Years ago she identified an otherwise unknown species called the Caspian pony -- technically a horse with smaller proportions. On her farm horses, dogs and chickens mingle freely on the clean Golestan plains.

Her ranch normally takes in eco-tourists through a travel agency called In the Saddle. Visitors stay on her farm and ride horses over trails in the nearby Iranian National Park & Wildlife Preserve.

"It's the last of the great European forests here -- amazing forests, with the wild boar and the trees and the whole clean atmosphere. This is about as clean air as you can get," Firooz said of the northern Iranian countryside that has become her home.

Horse riding and racing are extremely popular in Iran, and Golestan is perfect horse country. The province offers racetracks with betting -- the sole public gambling officially permitted in the Islamic Republic, only legal because the Prophet Muhammad allowed it during his time.

Aside from horses, the province of Golestan, which literally means "flower garden," is home to Iran's Turkomen minority. They are a generally insular ethnic group distinct from the Pars or Fars who nominally define the Persian identity. Women in the region wear more colorful, patterned dress, in contrast to the mostly black "hejabs" (head scarves) and "chadors" (full-body robe) of Tehran.

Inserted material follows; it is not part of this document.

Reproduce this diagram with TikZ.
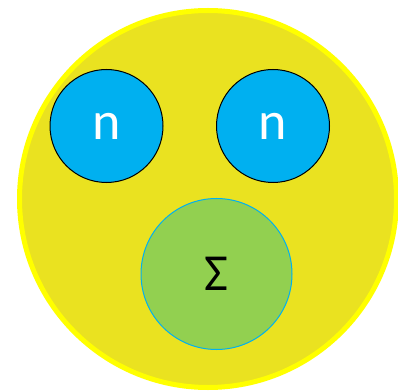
\documentclass[tikz,border=0pt]{standalone}
\usepackage{fontspec}
\setmainfont{Carlito}
\definecolor{outerfill}{RGB}{234,226,32}
\definecolor{outerline}{RGB}{255,255,0}
\definecolor{bluefill}{RGB}{0,176,240}
\definecolor{greenfill}{RGB}{146,208,80}
\begin{document}
\begin{tikzpicture}[x=1pt,y=1pt,
  outer/.style={circle,draw=outerline,fill=outerfill,line width=5pt,minimum size=377pt,inner sep=0pt},
  nbox/.style={circle,draw=black,fill=bluefill,line width=1pt,minimum size=113pt,inner sep=0pt,text=white,font=\fontsize{54}{60}\selectfont},
  sbox/.style={circle,draw=bluefill,fill=greenfill,line width=1pt,minimum size=151pt,inner sep=0pt,text=black,font=\fontsize{52}{60}\selectfont}]
\useasboundingbox (0,0) rectangle (398,391);
\node[outer] (big) at (208,192) {};
\node[nbox] (n1) at (106.5,265) {n};
\node[nbox] (n2) at (273,265) {n};
\node[sbox] (s) at (216.5,117) {Σ};
\end{tikzpicture}
\end{document}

There is plenty of local color along the road to and from Golestan: beautiful mosques, fresh fruit shops and fishmongers selling their catch in the middle of the highway.

There was one historical attraction called the Gombad Ghaboos, a 181-foot tower nearly 1,000 years old that claims to be the tallest brick structure tower in the world.

Aside from that tower nothing made by man in Golestan catches the eye. Rather, in a country known for historical wonders, Golestan's natural beauty makes it timeless.